Though I wish more members of my pledge class (slash my best friends) would have been able to make the trip, sadly, they were not. So, the entire weekend, it was just me and Miss Rebecca Gerrick, making everyone else jealous as we drank at Dirtbags ($150 tab? Oops), ate at Beyond Bread, Wildflower, and Oreganos (of course!), tailgated on the mall (BEAR DOWN!), and of course, celebrated AEPhi!
The weekend was amazing. Ever since I graduated college, I have often thought of how lucky I am to have been part of something like the Alpha Lambda chapter of AEPhi. By being a part of it, I found my best friends (and future bridesmaids!), but I also found something more important – myself (disclaimer: cheesy paragraph below).
I was a total mess when I entered the U of A as a freshman – homesick and missing my friends desperately. But when I walked through the doors of AEPhi, I truly knew instantly that I had found my new home. Those girls welcomed me with open arms and smiles on their face, and made me believe that with their love and support, I could be or do anything. So I did – I threw myself into participating with everything I had. I served as Pledge Class President, Mom’s Weekend Chair, Serenading Chair, Vice President of New Member Education, Historian, and Ritualist. I soaked it all up and loved every moment of it – I cried for months after I graduated. Every single day, I talk to no less than five of my pledge class sisters – my best friends on earth.

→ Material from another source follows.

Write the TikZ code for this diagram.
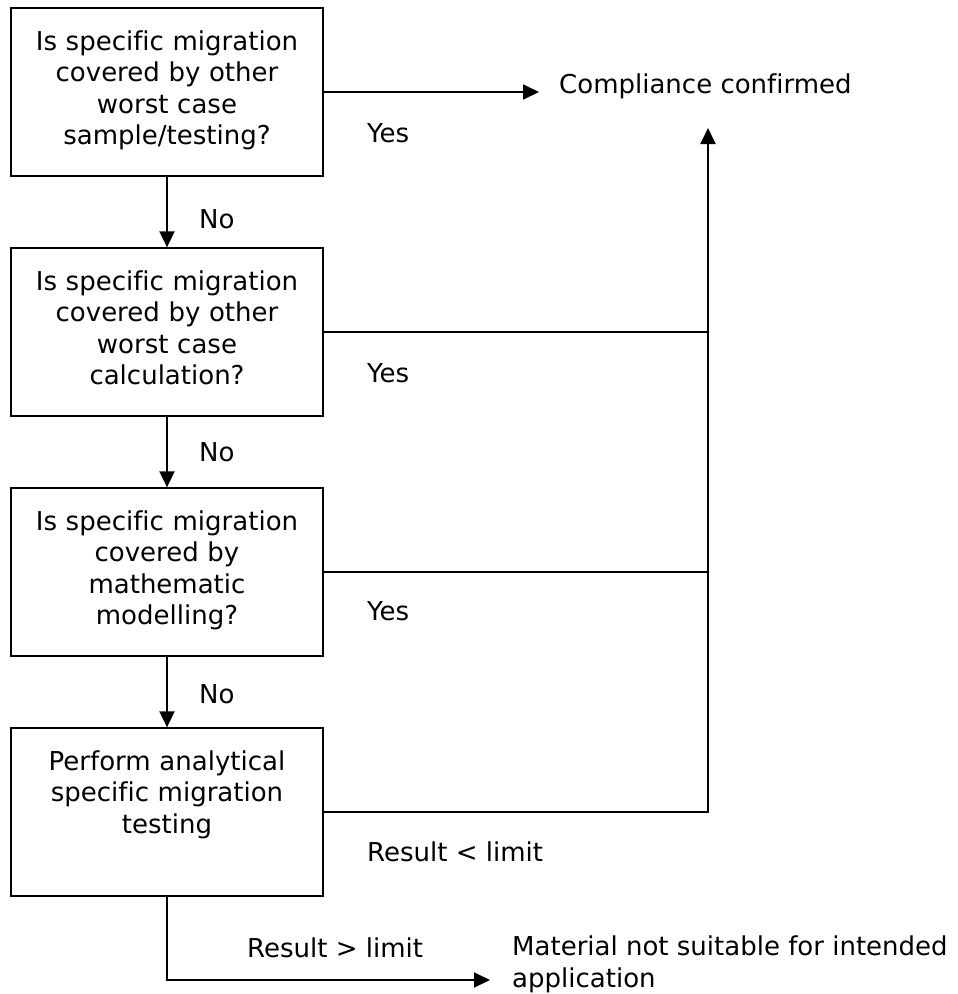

On Saturday night, at the centennial celebration, nearly 300 women formed a circle in the Student Union Ballroom and sang From Atlantic to Pacific, our sorority song. Afterwards, a microphone was passed from hand to hand, and everyone was invited to share their special thoughts or a memory from their time in AEPhi. When it was my turn, I babbled a little bit, and started crying (embarrassing, I know!), but I managed to get across what I wanted to say, which is this:
No matter what I gave to AEPhi as a member, AEPhi will always have given me more. I am a better person today because of the lessons I learned in my sorority, and the girls who taught them to me.
Happy 100th birthday, AEPhi! And LML always!